MATERIAL PROVIDED.
- - - - -
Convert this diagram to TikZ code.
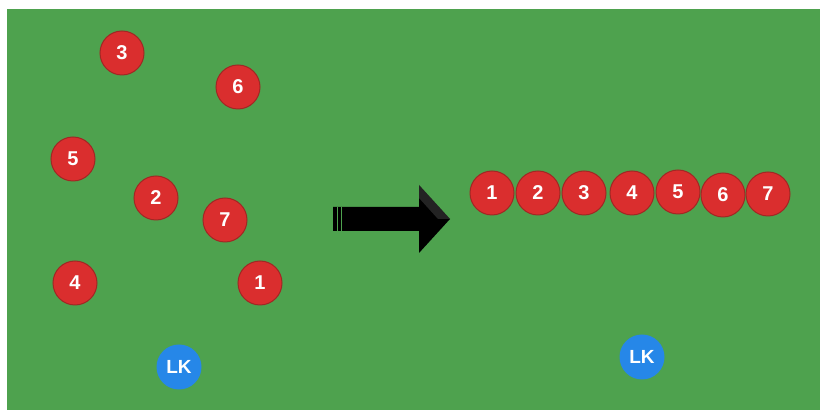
\documentclass[tikz,border=0pt]{standalone}
\usepackage{fontspec}
\setmainfont{Liberation Sans}
\definecolor{field}{RGB}{78,162,78}
\definecolor{pred}{RGB}{218,46,46}
\definecolor{predline}{RGB}{160,40,36}
\definecolor{pblue}{RGB}{38,135,232}
\begin{document}
\begin{tikzpicture}[x=1pt,y=1pt,
  player/.style={circle,fill=pred,draw=predline,line width=1pt,minimum size=44pt,inner sep=0pt,text=white,font=\bfseries\fontsize{20}{20}\selectfont},
  coach/.style={circle,fill=pblue,minimum size=45pt,inner sep=0pt,text=white,font=\bfseries\fontsize{19}{19}\selectfont}]
\useasboundingbox (0,0) rectangle (820,412);
\fill[white] (0,0) rectangle (820,412);
\fill[field] (7,2) rectangle (820,403);
% scattered players
\node[player] (s3) at (122,359) {3};
\node[player] (s6) at (238,325) {6};
\node[player] (s5) at (73,253) {5};
\node[player] (s2) at (156,214) {2};
\node[player] (s7) at (225,192) {7};
\node[player] (s4) at (75,129) {4};
\node[player] (s1) at (260,129) {1};
\node[coach] (lk1) at (179,45) {LK};
% row
\node[player] (r1) at (492,219) {1};
\node[player] (r2) at (538,219) {2};
\node[player] (r3) at (584,219) {3};
\node[player] (r4) at (632,219) {4};
\node[player] (r5) at (678,220) {5};
\node[player] (r6) at (723,217) {6};
\node[player] (r7) at (768,218) {7};
\node[coach] (lk2) at (642,55) {LK};
% arrow
\fill[black] (333,205) -- (419,205) -- (419,227) -- (450,193) -- (419,159) -- (419,181) -- (333,181) -- cycle;
\fill[black!60,opacity=0.35] (419,227) -- (450,193) -- (438,193) -- (419,214) -- cycle;
\draw[field,line width=0.8pt] (337,181) -- (337,205);
\draw[field,line width=0.8pt] (341,181) -- (341,205);
\end{tikzpicture}
\end{document}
- - - - -
GIVEN INSTRUCTION. Quote the data exactly, leaving every image out of the copy.

EXPECTED OUTPUT.
Convert this diagram to TikZ code.
\documentclass[tikz,border=0pt]{standalone}
\usepackage{fontspec}
\setmainfont{Liberation Sans}
\definecolor{field}{RGB}{78,162,78}
\definecolor{pred}{RGB}{218,46,46}
\definecolor{predline}{RGB}{160,40,36}
\definecolor{pblue}{RGB}{38,135,232}
\begin{document}
\begin{tikzpicture}[x=1pt,y=1pt,
  player/.style={circle,fill=pred,draw=predline,line width=1pt,minimum size=44pt,inner sep=0pt,text=white,font=\bfseries\fontsize{20}{20}\selectfont},
  coach/.style={circle,fill=pblue,minimum size=45pt,inner sep=0pt,text=white,font=\bfseries\fontsize{19}{19}\selectfont}]
\useasboundingbox (0,0) rectangle (820,412);
\fill[white] (0,0) rectangle (820,412);
\fill[field] (7,2) rectangle (820,403);
% scattered players
\node[player] (s3) at (122,359) {3};
\node[player] (s6) at (238,325) {6};
\node[player] (s5) at (73,253) {5};
\node[player] (s2) at (156,214) {2};
\node[player] (s7) at (225,192) {7};
\node[player] (s4) at (75,129) {4};
\node[player] (s1) at (260,129) {1};
\node[coach] (lk1) at (179,45) {LK};
% row
\node[player] (r1) at (492,219) {1};
\node[player] (r2) at (538,219) {2};
\node[player] (r3) at (584,219) {3};
\node[player] (r4) at (632,219) {4};
\node[player] (r5) at (678,220) {5};
\node[player] (r6) at (723,217) {6};
\node[player] (r7) at (768,218) {7};
\node[coach] (lk2) at (642,55) {LK};
% arrow
\fill[black] (333,205) -- (419,205) -- (419,227) -- (450,193) -- (419,159) -- (419,181) -- (333,181) -- cycle;
\fill[black!60,opacity=0.35] (419,227) -- (450,193) -- (438,193) -- (419,214) -- cycle;
\draw[field,line width=0.8pt] (337,181) -- (337,205);
\draw[field,line width=0.8pt] (341,181) -- (341,205);
\end{tikzpicture}
\end{document}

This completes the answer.